How to separate the two paths before replacing your proxy provider
Start with one question: does this task need a persistent session chain, or does it mainly need clean repeatable requests at scale?
Then split testing into two lanes:
- Run browser automation with lower rotation, tighter identity binding, and smaller parallel batches.
- Run plain HTTP collection with controlled concurrency, faster failure eviction, and lighter session assumptions.
- Compare failure points, not just overall block rate.
- Only after that should you judge whether the current proxy type is actually wrong.
If you are working with Playwright or similar tooling, its browser context model shows why state persistence matters for browser tasks because cookies, storage, and session behavior live above a single raw request.
What setup usually fits each workload best
There is no one universal answer, but the pattern is usually clear:
- Browser automation: continuity-first logic, stable identity, conservative concurrency, and stronger region consistency.

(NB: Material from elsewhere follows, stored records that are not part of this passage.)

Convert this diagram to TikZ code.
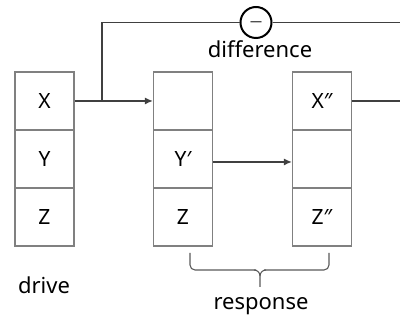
\documentclass[tikz,border=0pt]{standalone}
\usepackage{fontspec}
\setmainfont{Noto Sans}
\usetikzlibrary{arrows.meta}
\begin{document}
\begin{tikzpicture}[x=1pt,y=-1pt,
  cell/.style={draw=black!50,line width=1.3pt,minimum width=59pt,minimum height=58pt,inner sep=0pt,font=\fontsize{21}{23}\selectfont},
  conn/.style={draw=black!75,line width=1.2pt},
  arr/.style={conn,-{Latex[length=8pt,width=7pt]}},
  lbl/.style={font=\fontsize{22}{24}\selectfont,inner sep=0pt}]
\useasboundingbox (0,0) rectangle (400,320);
% left column
\node[cell] (lx) at (44.5,101) {X};
\node[cell] (ly) at (44.5,159) {Y};
\node[cell] (lz) at (44.5,217) {Z};
% middle column
\node[cell] (mx) at (183,101) {};
\node[cell] (my) at (183,159) {Y′};
\node[cell] (mz) at (183,217) {Z};
% right column
\node[cell] (rx) at (322,101) {X″};
\node[cell] (ry) at (322,159) {};
\node[cell] (rz) at (322,217) {Z″};
% difference circle
\node[circle,draw=black,line width=2pt,minimum size=31pt,inner sep=0pt] (c) at (256,22.5) {};
\node[inner sep=0pt,font=\fontsize{12}{12}\selectfont] (m) at (256,23.5) {—};
\coordinate (b) at (102,101);
\coordinate (e1) at (400,22.5);
\coordinate (e2) at (400,101);
\draw[arr] (lx.east) -- (mx.west);
\draw[conn] (b) |- (c.west);
\draw[conn] (c.east) -- (e1);
\draw[conn] (rx.east) -- (e2);
\draw[arr] ([yshift=-3pt]my.east) -- ([yshift=-3pt]ry.west);
\node[lbl] (dl) at (260,49) {difference};
\node[lbl] (dr) at (44,285) {drive};
\node[lbl] (rs) at (261,306) {response};
% brace
\coordinate (bl) at (190,253);
\coordinate (br) at (329,253);
\coordinate (bt) at (260,287);
\draw[draw=black!65,line width=1.1pt,rounded corners=5pt] (bl) -- (190,270) -- (256,270);
\draw[draw=black!65,line width=1.1pt,rounded corners=5pt] (br) -- (329,270) -- (264,270);
\draw[draw=black!65,line width=1.1pt] (254,270) to[out=0,in=90] (bt|-0,276) -- (bt);
\draw[draw=black!65,line width=1.1pt] (266,270) to[out=180,in=90] (bt|-0,276);
\end{tikzpicture}
\end{document}
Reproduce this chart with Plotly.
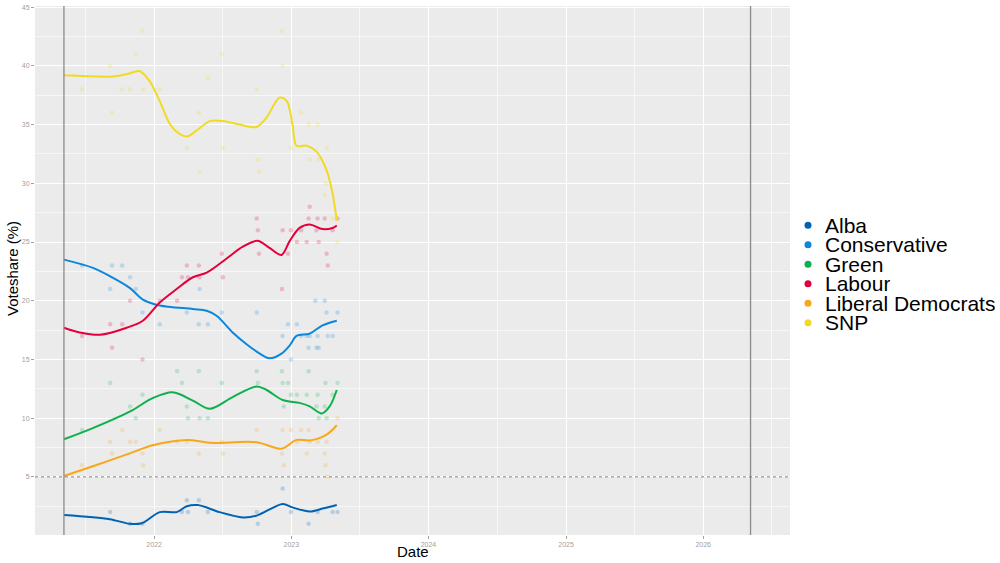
import plotly.graph_objects as go

# ---------------- data ----------------
parties = ["Alba", "Conservative", "Green", "Labour", "Liberal Democrats", "SNP"]
colors = {
    "Alba": "#0062B4",
    "Conservative": "#0A87DC",
    "Green": "#0DB04B",
    "Labour": "#E4003B",
    "Liberal Democrats": "#FAA61A",
    "SNP": "#F0DA24",
}

poll_dates = [
    "2021-06-23", "2021-09-06", "2021-09-11", "2021-10-08", "2021-10-29",
    "2021-11-13", "2021-12-01", "2021-12-03", "2022-01-16", "2022-03-03",
    "2022-03-16", "2022-03-29", "2022-04-01", "2022-04-30", "2022-05-02",
    "2022-05-24", "2022-06-30", "2022-07-03", "2022-10-01", "2022-10-04",
    "2022-10-07", "2022-12-07", "2022-12-09", "2022-12-12", "2022-12-23",
    "2022-12-31", "2023-01-16", "2023-01-27", "2023-02-11", "2023-02-16",
    "2023-02-19", "2023-03-09", "2023-03-12", "2023-03-15", "2023-03-06",
    "2023-03-31", "2023-04-02", "2023-04-05", "2023-04-08", "2023-04-21",
    "2023-05-04",
]
snp_polls = [38, 40, 36, 38, 38, 41, 43, 38, 38, None, None, 33, None, 36, 31, 39, 41, 33, 38, 32,
             31, 43, 40, None, None, 33, None, 36, None, 35, 32, None, 35, 32, None, 29, 30, 33, None, 27, 25]
con_polls = [23, 21, 23, 23, 22, 21, 19, None, 18, None, None, 19, None, 18, 21, 18, 19, None, 19, None,
             None, None, 17, None, 18, 15, 18, 17, 17, 16, 17, 16, 17, 16, 20, 20, None, 19, 17, 17, 19]
lab_polls = [17, 18, 16, 18, 20, None, 15, None, 20, 20, 22, 23, 22, 23, 22, None, 24, 22, 27, 26,
             24, 21, 26, None, 24, 26, 25, 26, 25, 27, 28, 26, 27, 25, None, 27, None, 24, 23, 26, 27]
grn_polls = [9, 13, None, None, 11, 10, 12, None, None, 14, 13, 11, 10, 14, 10, 10, 13, None, 14, 13,
             None, 14, 13, 11, 13, 12, 12, None, 12, 14, None, 11, 12, 10, None, 11, 13, 10, None, 12, 13]
ld_polls = [6, 8, 7, 9, 8, 8, 7, 6, 9, 8, None, 8, None, 7, None, None, 8, 7, 9, None,
            None, 7, 9, 6, None, 9, 8, 9, 7, 9, 8, None, 8, None, None, 7, 6, 8, 5, None, 10]
alba_polls = [None, 2, None, None, 1, None, 1, None, None, None, 2, 3, 2, 3, None, 2, None, None, 2, 1,
              None, None, 4, None, None, 2, None, None, None, 1, None, None, 2, None, None, None, None, None, None, 2, 2]

snp_trend_dates = ["2021-05-06", "2021-09-13", "2021-10-20", "2021-11-24", "2021-12-20", "2022-01-16",
                   "2022-02-12", "2022-03-10", "2022-03-31", "2022-04-24", "2022-05-29", "2022-07-03",
                   "2022-08-17", "2022-10-01", "2022-10-27", "2022-12-01", "2022-12-20", "2023-01-04",
                   "2023-01-15", "2023-02-11", "2023-03-09", "2023-04-05", "2023-04-21", "2023-05-02"]
snp_trend = [39.2, 39.1, 39.3, 39.55, 38.7, 37.0, 35.05, 34.2, 34.0, 34.5, 35.3, 35.3, 35.0, 34.8, 35.6,
             37.3, 37.0, 35.05, 33.2, 33.2, 32.7, 31.1, 29.1, 26.8]

lab_trend_dates = ["2021-05-06", "2021-06-17", "2021-08-10", "2021-10-20", "2021-12-02", "2022-01-16",
                   "2022-03-02", "2022-04-14", "2022-05-21", "2022-07-13", "2022-08-25", "2022-10-03",
                   "2022-11-04", "2022-12-06", "2022-12-28", "2023-01-23", "2023-02-19", "2023-03-25",
                   "2023-04-21", "2023-05-02"]
lab_trend = [17.7, 17.3, 17.1, 17.7, 18.3, 19.85, 21.0, 22.0, 22.4, 23.6, 24.6, 25.1, 24.5, 23.9, 25.1,
             26.2, 26.5, 26.1, 26.2, 26.4]

con_trend_dates = ["2021-05-06", "2021-07-22", "2021-09-05", "2021-10-28", "2021-12-02", "2022-01-16",
                   "2022-04-14", "2022-05-21", "2022-06-17", "2022-07-29", "2022-09-04", "2022-10-09",
                   "2022-11-04", "2022-12-06", "2022-12-28", "2023-01-15", "2023-02-19", "2023-03-25",
                   "2023-05-02"]
con_trend = [23.5, 22.8, 22.1, 21.1, 20.1, 19.6, 19.3, 19.15, 18.7, 17.3, 16.3, 15.5, 15.1, 15.5, 16.2,
             17.0, 17.2, 17.9, 18.3]

grn_trend_dates = ["2021-05-06", "2021-07-22", "2021-10-28", "2021-12-28", "2022-02-19", "2022-04-14",
                   "2022-05-29", "2022-07-29", "2022-10-01", "2022-10-27", "2022-12-09", "2023-01-23",
                   "2023-02-19", "2023-03-23", "2023-04-13", "2023-05-02"]
grn_trend = [8.2, 9.15, 10.55, 11.7, 12.2, 11.5, 10.8, 11.8, 12.7, 12.4, 11.55, 11.3, 11.0, 10.4, 11.0, 12.4]

ld_trend_dates = ["2021-05-06", "2021-07-22", "2021-10-28", "2021-12-28", "2022-03-31", "2022-05-29",
                  "2022-10-01", "2022-12-06", "2023-01-15", "2023-02-19", "2023-04-05", "2023-05-02"]
ld_trend = [5.07, 5.9, 7.0, 7.7, 8.15, 7.9, 7.95, 7.4, 8.15, 8.1, 8.6, 9.4]

alba_trend_dates = ["2021-05-06", "2021-09-05", "2021-10-28", "2021-11-29", "2022-01-16", "2022-03-02",
                    "2022-03-29", "2022-04-27", "2022-06-24", "2022-08-25", "2022-10-01", "2022-12-09",
                    "2023-01-04", "2023-02-19", "2023-03-25", "2023-05-02"]
alba_trend = [1.75, 1.4, 1.0, 1.05, 2.0, 2.0, 2.5, 2.6, 2.0, 1.55, 1.7, 2.7, 2.4, 2.05, 2.3, 2.6]

election_dates = ["2021-05-06", "2026-05-07"]
threshold = 5

year_ticks = ["2022-01-01", "2023-01-01", "2024-01-01", "2025-01-01", "2026-01-01"]
year_labels = ["2022", "2023", "2024", "2025", "2026"]
y_ticks = [5, 10, 15, 20, 25, 30, 35, 40, 45]

polls = {
    "Alba": alba_polls, "Conservative": con_polls, "Green": grn_polls,
    "Labour": lab_polls, "Liberal Democrats": ld_polls, "SNP": snp_polls,
}
trends = {
    "Alba": (alba_trend_dates, alba_trend), "Conservative": (con_trend_dates, con_trend),
    "Green": (grn_trend_dates, grn_trend), "Labour": (lab_trend_dates, lab_trend),
    "Liberal Democrats": (ld_trend_dates, ld_trend), "SNP": (snp_trend_dates, snp_trend),
}

# ---------------- figure ----------------
fig = go.Figure()

for p in parties:
    fig.add_trace(go.Scatter(
        x=poll_dates, y=polls[p], mode="markers",
        marker=dict(color=colors[p], size=4.5, opacity=0.22, line=dict(width=0)),
        showlegend=False, hoverinfo="skip",
    ))

for p in parties:
    d, v = trends[p]
    fig.add_trace(go.Scatter(
        x=d, y=v, mode="lines",
        line=dict(color=colors[p], width=2, shape="spline", smoothing=0.9),
        showlegend=False,
    ))

shapes = []
for d in election_dates:
    shapes.append(dict(type="line", xref="x", yref="paper", x0=d, x1=d, y0=0, y1=1,
                       line=dict(color="#8a8a8a", width=1.3)))
shapes.append(dict(type="line", xref="paper", yref="y", x0=0, x1=1, y0=threshold, y1=threshold,
                   line=dict(color="#666666", width=0.8, dash="3px,3px")))

# legend (drawn manually to reproduce the tight ggplot spacing)
L, R, T, B = 35, 210, 4, 28
W, H = 1000 - L - R, 563 - T - B
annotations = []
leg_y0 = 224
for i, p in enumerate(parties):
    py = leg_y0 + i * 19.6
    yp = (563 - B - py) / H
    shapes.append(dict(type="circle", xref="paper", yref="paper",
                       xsizemode="pixel", ysizemode="pixel",
                       xanchor=(808 - L) / W, yanchor=yp,
                       x0=-3.5, x1=3.5, y0=-3.5, y1=3.5,
                       fillcolor=colors[p], line=dict(width=0)))
    annotations.append(dict(text=p, xref="paper", yref="paper", x=(824 - L) / W, y=yp,
                            xanchor="left", yanchor="middle", showarrow=False,
                            height=19, borderpad=0,
                            font=dict(size=21, color="black")))

annotations.append(dict(text="Voteshare (%)", xref="paper", yref="paper",
                        x=(12 - L) / W, y=(563 - B - 268) / H, textangle=-90,
                        xanchor="center", yanchor="middle", showarrow=False,
                        font=dict(size=15, color="black")))
annotations.append(dict(text="Date", xref="paper", yref="paper",
                        x=0.5, y=(563 - B - 552) / H,
                        xanchor="center", yanchor="middle", showarrow=False,
                        height=13, borderpad=0,
                        font=dict(size=15, color="black")))

fig.update_layout(
    width=1000, height=563,
    margin=dict(l=L, r=R, t=T, b=B),
    plot_bgcolor="#EBEBEB", paper_bgcolor="white",
    font=dict(family="Liberation Sans, Arial, sans-serif"),
    showlegend=False,
    shapes=shapes, annotations=annotations,
    xaxis=dict(
        type="date", range=["2021-02-18", "2026-08-20"],
        tickvals=year_ticks, ticktext=year_labels,
        tickfont=dict(size=7, color="#a0a0a0"),
        ticks="outside", ticklen=3, tickcolor="#a0a0a0", tickwidth=1,
        showgrid=True, gridcolor="white", gridwidth=1,
        minor=dict(tickvals=["2021-07-02", "2022-07-02", "2023-07-02", "2024-07-02",
                             "2025-07-02", "2026-07-02"],
                   showgrid=True, gridcolor="rgba(255,255,255,0.6)", gridwidth=0.5, ticks=""),
        zeroline=False, showline=False,
    ),
    yaxis=dict(
        range=[0.05, 45.1],
        tickvals=y_ticks, ticktext=[str(v) for v in y_ticks],
        tickfont=dict(size=7, color="#a0a0a0"),
        ticks="outside", ticklen=3, tickcolor="#a0a0a0", tickwidth=1,
        showgrid=True, gridcolor="white", gridwidth=1,
        minor=dict(tickvals=[2.5, 7.5, 12.5, 17.5, 22.5, 27.5, 32.5, 37.5, 42.5],
                   showgrid=True, gridcolor="rgba(255,255,255,0.6)", gridwidth=0.5, ticks=""),
        zeroline=False, showline=False,
    ),
)

fig.write_html(
    "out.html",
    config={"displayModeBar": False},
    post_script="document.body.style.margin='0';document.body.style.overflow='hidden';",
)
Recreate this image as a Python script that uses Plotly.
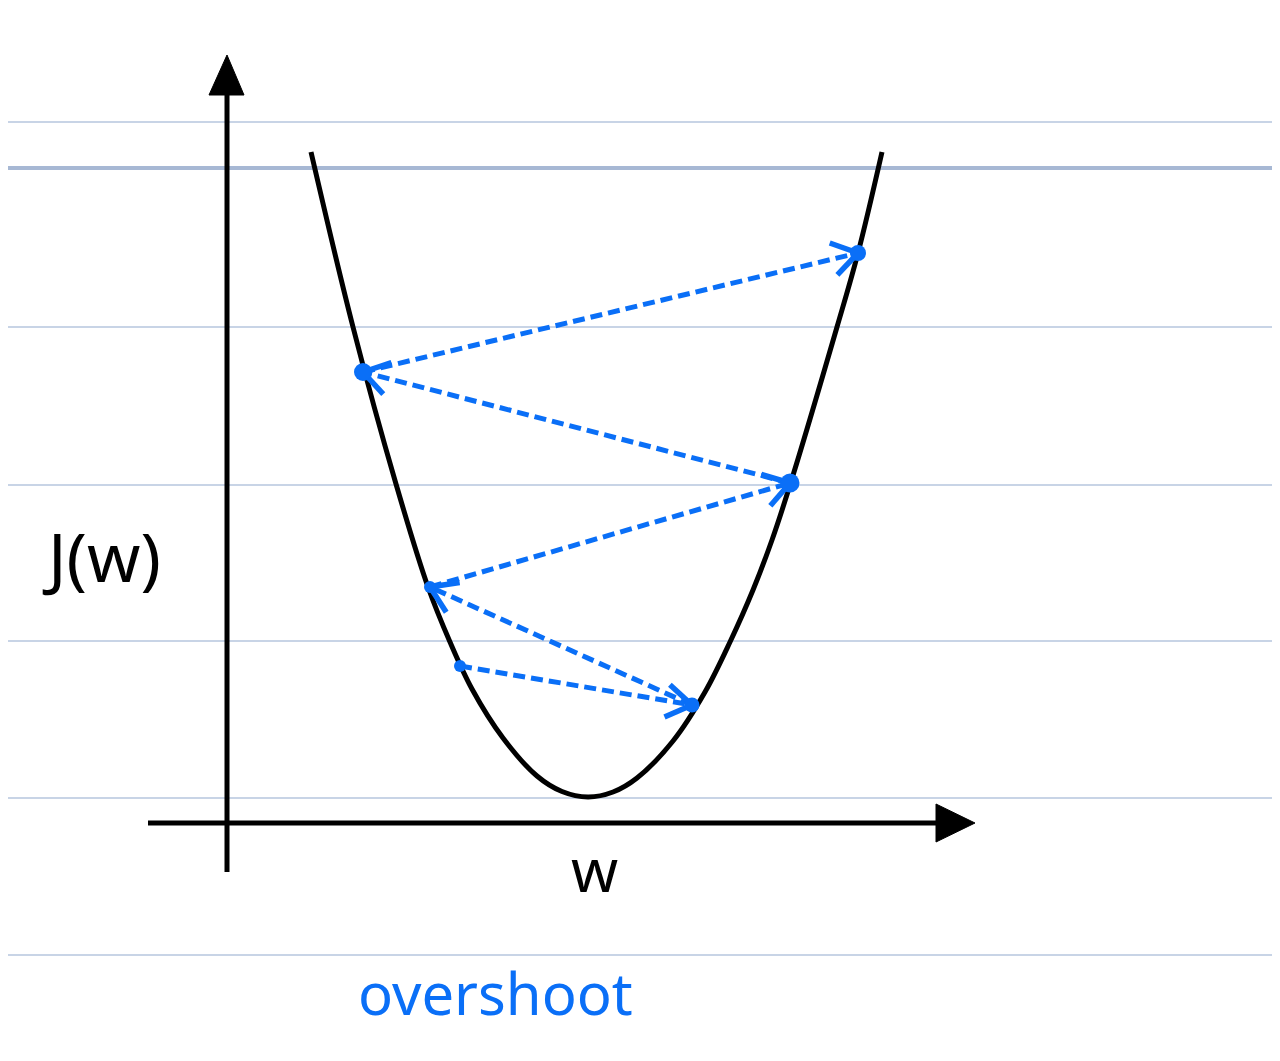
import math
import plotly.graph_objects as go

# ---- data (units: w horizontal, J vertical) ----
curve_w = [-2.77, -2.35, -1.92, -1.60, -1.38, -1.16, -0.85, -0.51, -0.26, 0.00,
           0.25, 0.49, 0.85, 1.17, 1.42, 1.65, 1.84, 2.02, 2.49, 2.70, 2.94]
curve_J = [6.45, 4.70, 3.13, 2.10, 1.55, 1.08, 0.59, 0.21, 0.055, 0.00,
           0.05, 0.19, 0.56, 1.05, 1.55, 2.07, 2.57, 3.12, 4.70, 5.44, 6.45]

step_w = [-1.28, 1.04, -1.58, 2.02, -2.25, 2.70]
step_J = [1.31, 0.92, 2.10, 3.14, 4.25, 5.44]

notebook_lines_J = [6.75, 6.29, 4.70, 3.12, 1.56, -0.01, -1.58]

y_label = "J(w)"
x_label = "w"
caption = "overshoot"

# ---- styling ----
BLUE = "#0a6ff7"
BLACK = "#000000"
GRID = "#b6c6de"
GRID_BOLD = "#a7b8d4"

fig = go.Figure()

shapes = []
for i, j in enumerate(notebook_lines_J):
    shapes.append(dict(type="line", xref="paper", yref="y", x0=0, x1=1, y0=j, y1=j,
                       line=dict(color=GRID_BOLD if i == 1 else GRID, width=4 if i == 1 else 1.6),
                       layer="below"))

# axes with filled arrowheads
ax_x = -3.61
ax_y = -0.26
shapes.append(dict(type="line", x0=ax_x, x1=ax_x, y0=-0.75, y1=7.10,
                   line=dict(color=BLACK, width=5)))
shapes.append(dict(type="path", path=f"M {ax_x-0.18},7.02 L {ax_x},7.42 L {ax_x+0.17},7.02 Z",
                   fillcolor=BLACK, line=dict(color=BLACK, width=1)))
shapes.append(dict(type="line", x0=-4.40, x1=3.55, y0=ax_y, y1=ax_y,
                   line=dict(color=BLACK, width=5)))
shapes.append(dict(type="path", path=f"M 3.48,{ax_y+0.19} L 3.87,{ax_y} L 3.48,{ax_y-0.19} Z",
                   fillcolor=BLACK, line=dict(color=BLACK, width=1)))

# cost curve
fig.add_trace(go.Scatter(x=curve_w, y=curve_J, mode="lines",
                         line=dict(color=BLACK, width=5, shape="spline", smoothing=1.0),
                         hoverinfo="skip", showlegend=False))

# dotted step segments with open arrowheads
seg_x, seg_y = [], []
head_x, head_y = [], []
L = 0.30
ang = math.radians(33)
for i in range(len(step_w) - 1):
    ax0, ay0 = step_w[i], step_J[i]
    bx, by = step_w[i + 1], step_J[i + 1]
    seg_x += [ax0, bx, None]
    seg_y += [ay0, by, None]
    dx, dy = ax0 - bx, ay0 - by
    n = math.hypot(dx, dy)
    ux, uy = dx / n, dy / n
    for s in (1, -1):
        c, sn = math.cos(s * ang), math.sin(s * ang)
        rx, ry = ux * c - uy * sn, ux * sn + uy * c
        head_x += [bx + L * rx, bx, None]
        head_y += [by + L * ry, by, None]

fig.add_trace(go.Scatter(x=seg_x, y=seg_y, mode="lines",
                         line=dict(color=BLUE, width=5, dash="12px,6px"),
                         hoverinfo="skip", showlegend=False))
fig.add_trace(go.Scatter(x=head_x, y=head_y, mode="lines",
                         line=dict(color=BLUE, width=5.5),
                         hoverinfo="skip", showlegend=False))
fig.add_trace(go.Scatter(x=step_w, y=step_J, mode="markers",
                         marker=dict(color=BLUE, size=[12, 15, 12, 19, 18, 16],
                                     line=dict(width=0), opacity=1),
                         hoverinfo="skip", showlegend=False))

annotations = [
    dict(x=-4.87, y=2.42, text=y_label, showarrow=False, xref="x", yref="y",
         font=dict(family="Noto Sans", size=68, color=BLACK)),
    dict(x=0.06, y=-0.72, text=x_label, showarrow=False, xref="x", yref="y",
         font=dict(family="Noto Sans", size=60, color=BLACK)),
    dict(x=-0.93, y=-1.95, text=caption, showarrow=False, xref="x", yref="y",
         font=dict(family="Noto Sans", size=58, color=BLUE)),
]

fig.update_layout(
    width=1280, height=1061,
    margin=dict(l=0, r=0, t=0, b=0),
    paper_bgcolor="white", plot_bgcolor="white",
    xaxis=dict(range=[-5.80, 7.00], visible=False, fixedrange=True),
    yaxis=dict(range=[-2.72, 7.89], visible=False, fixedrange=True),
    shapes=shapes, annotations=annotations,
    showlegend=False,
)

fig.write_html("out.html", config={"displayModeBar": False})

- Plain HTTP scraping: throughput-aware logic, cleaner pool health rules, fast retries with guardrails, and less reliance on long sticky identity.
When teams separate these two lanes, they often find they do not need to rebuild the whole stack. They only need to stop forcing one proxy rule set onto two different execution models.
Final takeaway
Browser automation and plain HTTP scraping fail for different reasons under anti bot pressure. If browser tasks are judged with request-only metrics, or request jobs are forced into browser-grade continuity rules, the proxy strategy becomes harder to debug and more expensive to run. Split the logic by workload first, then decide whether the proxy type, rotation model, or provider really needs to change.
For teams tuning high-friction targets, the fastest win is often not buying a larger pool. It is matching proxy behavior to the actual execution path.